A Turkish incursion would also put the United States in the middle of a fight between key allies: NATO-member Turkey, the Baghdad government and the Iraqi Kurds of Iraq's semi-independent Kurdistan region.

In other developments:

  • The U.S. military announced the deaths of two American soldiers, killed by an explosion near their vehicle in Iraq's northern Ninevah province. Two other soldiers were wounded by the blast, which occurred Wednesday, the military said in a statement. At least 3,844 members of the U.S. military have died since the beginning of the Iraq war in March 2003, according to an Associated Press count. The figure includes seven military civilians.
  • U.S. helicopters opened fire after a ground patrol came under attack southeast of Baghdad on Wednesday, and Iraqi police said three officers were killed and one wounded in the strike. A local policeman, who declined to be identified because he wasn't authorized to release the information, claimed the officers were killed when an Iraqi patrol vehicle was hit in the airstrike. It was the latest in a series of claims that U.S. airstrikes have killed innocent Iraqis. The American military says it takes several measures to prevent civilian casualties while insisting that it will strike back when attacked.
  • Bombs killed at least 16 people in attacks across the Iraqi capital and its northern suburbs Thursday. A roadside bomb killed five people near a shelter used as a police recruiting center in northeast Baghdad, police said. Six other people were wounded, they said. Most of the victims were recruits lining up outside the shelter.
  • In Balad Ruz, an ethnically mixed city 45 miles northeast of the capital, another roadside bomb exploded near a convoy carrying the police chief of Balad Ruz, Col. Faris al-Amirie, police said. Six of al-Amirie's guards were killed and eight others were hurt, but the chief escaped injury, they said.
  • In Sadiyah, 60 miles north of Baghdad, police said a cluster of three attacks took place, killing five people and wounding 18 others.

    A lawmaker from the Kurdish bloc in Iraq's parliament, Bayazed Hassan Abdullah, said Thursday that he worried economic sanctions by Turkey would end up hurting businesses in Iraq's northern Kurdistan region with no links to the rebels.

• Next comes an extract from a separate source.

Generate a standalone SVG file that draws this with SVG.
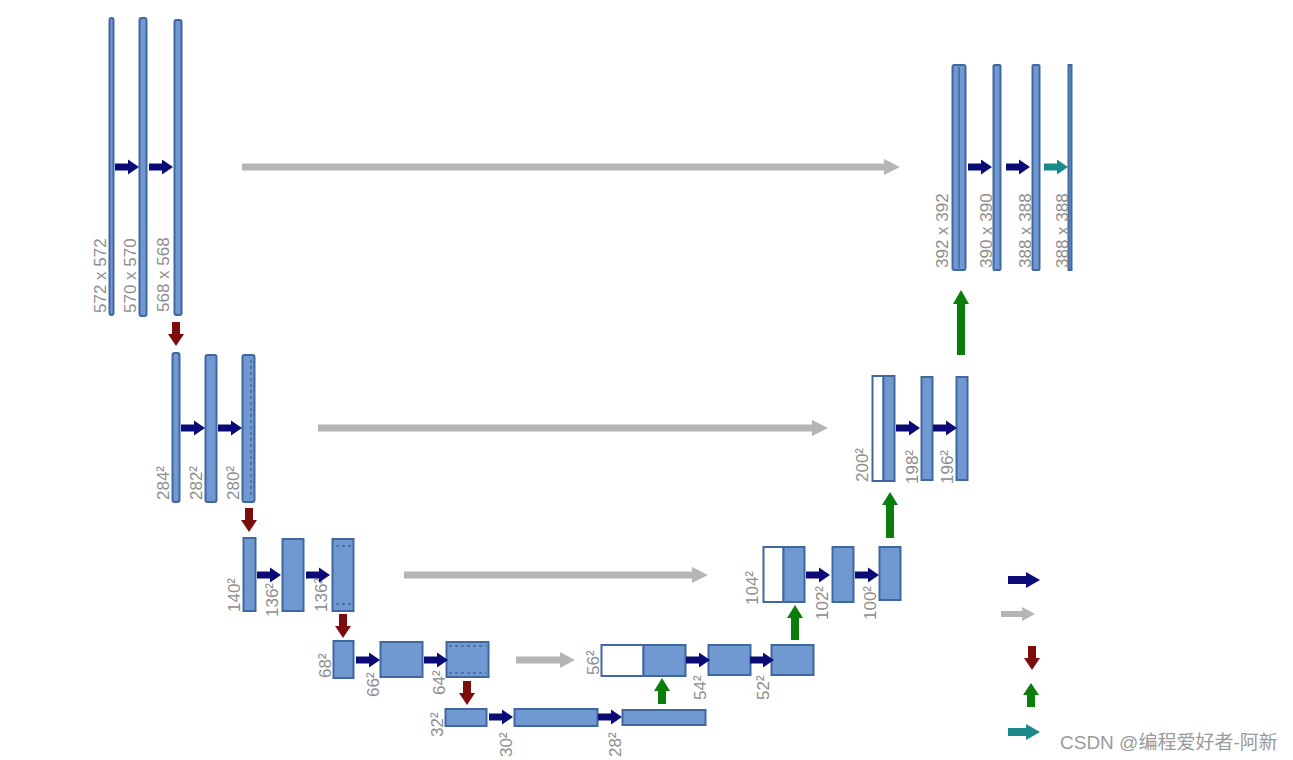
<svg xmlns="http://www.w3.org/2000/svg" xmlns:xlink="http://www.w3.org/1999/xlink" width="1293" height="760" viewBox="0 0 1293 760">
<style>
.bar{fill:#7099d2;stroke:#41679f;stroke-width:2}
.wbox{fill:#ffffff;stroke:#41679f;stroke-width:2}
.dash{fill:none;stroke:#41679f;stroke-width:1.5;stroke-dasharray:3 3}
.lbl{font-family:"Liberation Sans",Arial,sans-serif;font-size:17px;fill:#8e8e8e}
.nav{fill:#0b0b78}
.gry{fill:#b5b5b5}
.red{fill:#7d0c0c}
.grn{fill:#0b7d0b}
.teal{fill:#1b8a88}
.wm{font-family:"Liberation Sans","Noto Sans CJK SC",sans-serif;font-size:19px;fill:#9a9a9a}
</style>
<defs>
<path id="na" d="M0,-3.5 H13 V-7.5 L24,0 L13,7.5 V3.5 H0 Z"/>
<path id="ra" d="M-4,0 V12 H-8 L0,24 L8,12 H4 V0 Z"/>
</defs>
<rect width="1293" height="760" fill="#ffffff"/>

<g id="level1-left">
<rect id="b572" class="bar" x="109.5" y="18" width="4" height="297" rx="2"/>
<rect id="b570" class="bar" x="139.5" y="18" width="7" height="298" rx="2"/>
<rect id="b568" class="bar" x="174.5" y="20" width="7" height="295" rx="2"/>
<text class="lbl" transform="translate(106,313) rotate(-90)">572 x 572</text>
<text class="lbl" transform="translate(136,313) rotate(-90)">570 x 570</text>
<text class="lbl" transform="translate(169,312) rotate(-90)">568 x 568</text>
</g>

<g id="level2-left">
<rect class="bar" x="172.5" y="353" width="7" height="149" rx="2"/>
<rect class="bar" x="205.5" y="355" width="11" height="147" rx="2"/>
<rect class="bar" x="242.5" y="355" width="12" height="147" rx="2"/>
<line class="dash" x1="251" y1="360" x2="251" y2="497"/>
<text class="lbl" transform="translate(169,500) rotate(-90)">284²</text>
<text class="lbl" transform="translate(202,500) rotate(-90)">282²</text>
<text class="lbl" transform="translate(239,500) rotate(-90)">280²</text>
</g>

<g id="level3-left">
<rect class="bar" x="243.5" y="538" width="12" height="73"/>
<rect class="bar" x="282.5" y="539" width="21" height="72"/>
<rect class="bar" x="332.5" y="539" width="21" height="72"/>
<line class="dash" x1="336" y1="546" x2="351" y2="546"/>
<line class="dash" x1="336" y1="604" x2="351" y2="604"/>
<text class="lbl" transform="translate(240,612) rotate(-90)">140²</text>
<text class="lbl" transform="translate(278,617) rotate(-90)">136²</text>
<text class="lbl" transform="translate(327,612) rotate(-90)">136²</text>
</g>

<g id="level4-left">
<rect class="bar" x="333.5" y="641" width="20" height="37"/>
<rect class="bar" x="380.5" y="642" width="42" height="35"/>
<rect class="bar" x="446.5" y="642" width="42" height="35"/>
<line class="dash" x1="449" y1="646" x2="486" y2="646"/>
<line class="dash" x1="449" y1="673" x2="486" y2="673"/>
<text class="lbl" transform="translate(331,678) rotate(-90)">68²</text>
<text class="lbl" transform="translate(379,697) rotate(-90)">66²</text>
<text class="lbl" transform="translate(445,695) rotate(-90)">64²</text>
</g>

<g id="level5">
<rect class="bar" x="445.5" y="709" width="41" height="17"/>
<rect class="bar" x="514.5" y="709" width="83" height="17"/>
<rect class="bar" x="622.5" y="710" width="83" height="15"/>
<text class="lbl" transform="translate(443,737) rotate(-90)">32²</text>
<text class="lbl" transform="translate(512,757) rotate(-90)">30²</text>
<text class="lbl" transform="translate(621,757) rotate(-90)">28²</text>
</g>

<g id="level4-right">
<rect class="wbox" x="601.5" y="645" width="42" height="31"/>
<rect class="bar" x="643.5" y="645" width="42" height="31"/>
<rect class="bar" x="708.5" y="645" width="42" height="30"/>
<rect class="bar" x="771.5" y="645" width="42" height="30"/>
<text class="lbl" transform="translate(599,675) rotate(-90)">56²</text>
<text class="lbl" transform="translate(706,700) rotate(-90)">54²</text>
<text class="lbl" transform="translate(769,700) rotate(-90)">52²</text>
</g>

<g id="level3-right">
<rect class="wbox" x="763.5" y="547" width="20" height="55"/>
<rect class="bar" x="783.5" y="547" width="21" height="55"/>
<rect class="bar" x="832.5" y="547" width="21" height="55"/>
<rect class="bar" x="879.5" y="547" width="21" height="53"/>
<text class="lbl" transform="translate(758,605) rotate(-90)">104²</text>
<text class="lbl" transform="translate(828,620) rotate(-90)">102²</text>
<text class="lbl" transform="translate(876,620) rotate(-90)">100²</text>
</g>

<g id="level2-right">
<rect class="wbox" x="872.5" y="376" width="11" height="105"/>
<rect class="bar" x="883.5" y="376" width="11" height="105"/>
<rect class="bar" x="921.5" y="377" width="11" height="103"/>
<rect class="bar" x="956.5" y="377" width="11" height="103"/>
<text class="lbl" transform="translate(868,482) rotate(-90)">200²</text>
<text class="lbl" transform="translate(918,484) rotate(-90)">198²</text>
<text class="lbl" transform="translate(953,484) rotate(-90)">196²</text>
</g>

<g id="level1-right">
<rect class="bar" x="952.5" y="65" width="13" height="205" rx="2"/>
<line x1="959" y1="67" x2="959" y2="268" stroke="#41679f" stroke-width="1.5"/>
<rect class="bar" x="993.5" y="65" width="7" height="205" rx="1"/>
<rect class="bar" x="1032.5" y="65" width="7" height="205" rx="1"/>
<rect class="bar" x="1068.5" y="65" width="3" height="205"/>
<text class="lbl" transform="translate(948,268) rotate(-90)">392 x 392</text>
<text class="lbl" transform="translate(992,268) rotate(-90)">390 x 390</text>
<text class="lbl" transform="translate(1031,268) rotate(-90)">388 x 388</text>
<text class="lbl" transform="translate(1068,268) rotate(-90)">388 x 388</text>
</g>

<g id="connectors">
<use href="#na" class="nav" x="115" y="167"/>
<use href="#na" class="nav" x="149" y="167"/>
<use href="#na" class="nav" x="181" y="428"/>
<use href="#na" class="nav" x="218" y="428"/>
<use href="#na" class="nav" x="257" y="575"/>
<use href="#na" class="nav" x="306" y="575"/>
<use href="#na" class="nav" x="356" y="660"/>
<use href="#na" class="nav" x="424" y="660"/>
<use href="#na" class="nav" x="489" y="717"/>
<use href="#na" class="nav" x="598" y="717"/>
<use href="#na" class="nav" x="686" y="660"/>
<use href="#na" class="nav" x="750" y="660"/>
<use href="#na" class="nav" x="806" y="575"/>
<use href="#na" class="nav" x="855" y="575"/>
<use href="#na" class="nav" x="896" y="428"/>
<use href="#na" class="nav" x="933" y="428"/>
<use href="#na" class="nav" x="968" y="167"/>
<use href="#na" class="nav" x="1006" y="167"/>
<use href="#na" class="teal" x="1044" y="167"/>
<path class="gry" d="M242,163.5 H884 V159 L900,167 L884,175 V170.5 H242 Z"/>
<path class="gry" d="M318,424.5 H812 V420 L828,428 L812,436 V431.5 H318 Z"/>
<path class="gry" d="M404,571.5 H692 V567 L708,575 L692,583 V578.5 H404 Z"/>
<path class="gry" d="M516,656.5 H560 V652 L575,660 L560,668 V663.5 H516 Z"/>
<use href="#ra" class="red" x="176" y="322"/>
<use href="#ra" class="red" x="249" y="508"/>
<use href="#ra" class="red" x="343" y="614"/>
<use href="#ra" class="red" x="467" y="681"/>
<path class="grn" d="M658,704 V691 H654 L662,678 L670,691 H666 V704 Z"/>
<path class="grn" d="M791,640 V618 H787 L795,605 L803,618 H799 V640 Z"/>
<path class="grn" d="M886,538 V505 H882 L890,492 L898,505 H894 V538 Z"/>
<path class="grn" d="M957,355 V304 H953 L961,290 L969,304 H965 V355 Z"/>
</g>

<g id="legend">
<path class="nav" d="M1008,576 H1026 V572 L1040,580 L1026,588 V584 H1008 Z"/>
<path class="gry" d="M1001,611 H1022 V607 L1035,614 L1022,621 V617 H1001 Z"/>
<use href="#ra" class="red" x="1032" y="646"/>
<path class="grn" d="M1027,707 V695 H1023 L1031,683 L1039,695 H1035 V707 Z"/>
<path class="teal" d="M1008,728 H1026 V724 L1040,732 L1026,740 V736 H1008 Z"/>
</g>

<text class="wm" x="1060" y="749">CSDN @编程爱好者-阿新</text>
</svg>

    "It will not be good, and it'll be a loss for the Turkish government too," Abdullah told The Associated Press. "It will affect the Kurdish region because there are strong economic relations between Kurdistan and the Turkish government."

    Other Iraqis said they believe Turkey has a right to use economic measures to crack down on what they consider aggression by the PKK, which has bases in the rugged border region between Turkey and Iraq.

    "Turkey should impose severe sanctions," said Khamas al-Janabi, a doctor living in Baghdad.

    "Kurdish parties... should either prevent (Kurdish rebel attacks) or force the PKK elements to leave the northern part of the country, otherwise Turkey has the right to launch attacks on PKK bases," al Janabi said.

    So far, the Turkish military has limited its assaults against PKK fighters in Iraq to shelling and bombing just inside Iraq's side of the border zone.

    Monday's talks between Erdogan and Bush could be key in averting a Turkish military incursion deep inside northern Iraq.

    White House press secretary Dana Perino said Wednesday that Bush would use the meeting to emphasize that Washington expects the Iraqi government to act against the group, which is labeled a terrorist organization by both the European Union and the United States.

    Iraqi Foreign Minister Hoshyar Zebari, a Kurd, has said Iraq will try to stop PKK cross-border attacks. He also pledged that his government would set up more checkpoints set up along its northern border to halt shipments of fuel, food and other supplies to Kurdish insurgents.